All companies in the EU have a duty to have maximum data privacy by default and, although this breach was last year, they should have been better prepared to meet the exacting standards of the current iteration of GDPR.  Dixons haven’t said that the data lost was encrypted for example – a simple measure that would have protected their customers’ data.

There is no information on how the breach was made but they stated that they are now working with experts to better protect themselves from a further attacks.  Yet again, the customer data has been on the balance with ‘cost to protect’ on the other side of the scale.  Risk – were they betting on not being attacked or did they genuinely believe that they had best security practices in place?  We can certainly suspect that there are companies out there that are doing just that, they are hoping their networks are not attacked.  This is no longer good enough.
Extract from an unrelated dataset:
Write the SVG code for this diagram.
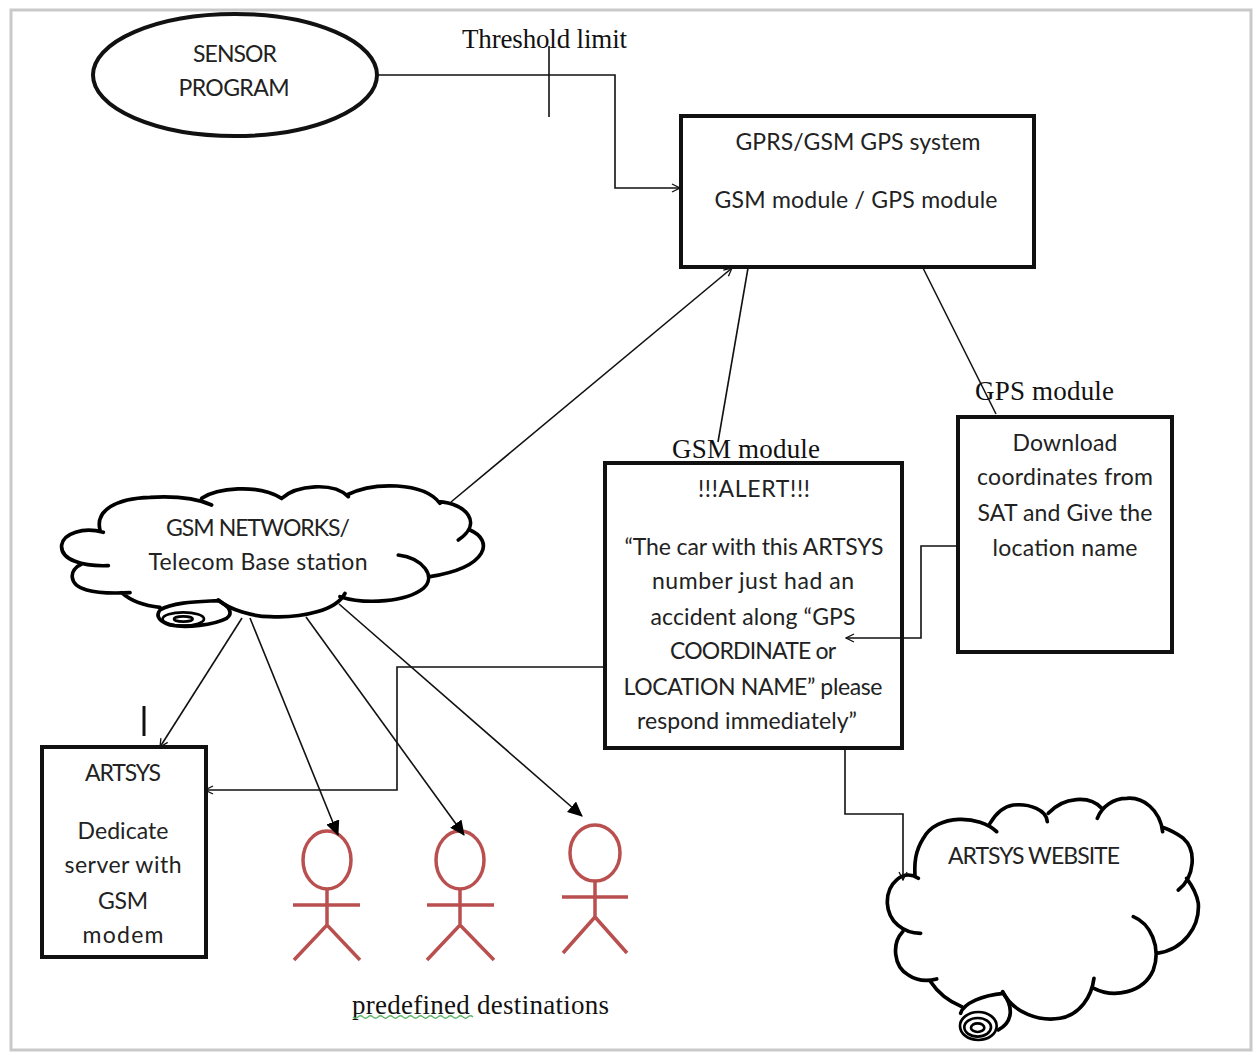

Simple measures can be put in place to mitigate these breaches.  Two factor authentication is a relatively simple way of restricting access to resources and can be a cost effect solution.  We don’t know how Dixons was breached, whether internal or external, it doesn’t matter.  You can protect the data by locking away the passwords needed to access it and automatically change them regularly.  In order to get that password, you need permission from someone else in a position to make that decision.  This can be further enhanced by limiting the access employees have in general; understand what they can and cannot do, not should or maybe.  Any organisation that holds our data has to do more than hope they won’t be the next breach in the news.”